The defendants here are claiming that, in contrast to the facts in CERBCO, it is the plaintiffs who have manifested an intent to "veto" any transactions. The defendants argue that the plaintiffs' assertion of their right to vote according to the procedures set out in the limited partnership agreements, and not the defendants' breach or breaches, was the cause of any lost opportunities. However, as noted above, it is far from clear that the plaintiffs would have challenged a transaction that they perceived to be in their economic interest.
Summary judgment on the claims for breach of fiduciary duty is inappropriate at this time. It, of course, is unclear at this time whether the plaintiffs in fact suffered any "lost opportunities" damages.
III. The Remaining Counts
The defendants argue that the claim for failure to provide partnership lists (Count III, ¶¶ 76-77) is moot because the general partners provided the lists pursuant to this court's order of September 20, 1996. Plaintiffs contend that this claim is not moot because it may be relevant if they seek to remove the general partners (see Count XIV, ¶ 141). If plaintiffs pursue removal of the general partners, they may provide evidence that the general partners resisted turning over the partnership lists, but it is unnecessary for the partnership list claim in Count III to remain. That portion of Count III is dismissed as moot. The defendants did not move to dismiss or for summary judgment as to Count XII (failure to pay dividends) and Count XIII (failure to provide partnership information). Therefore the court takes no action as to these claims.
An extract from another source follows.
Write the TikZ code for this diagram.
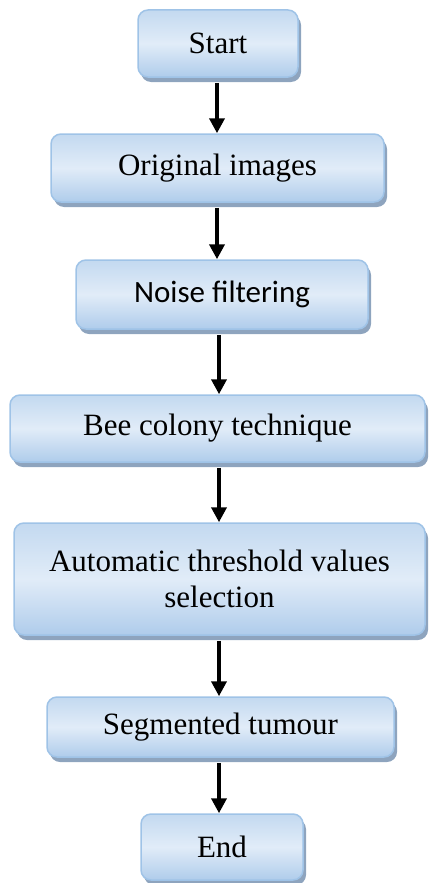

This court previously granted the plaintiffs' motion for summary judgment as to Count XI (improper advancement of partnership funds for litigation expenses), though the amount of funds advanced has not been determined.
CONCLUSION
The defendants' motion to dismiss and for partial summary judgment [440] is granted in part and denied in part. Defendants' motion to dismiss is granted at to Counts VI through IX. Defendants' motion for partial summary judgment is denied except as to the claim for failure to provide partnership lists in Count III. The plaintiffs' motion to dismiss the counterclaim [71] is granted.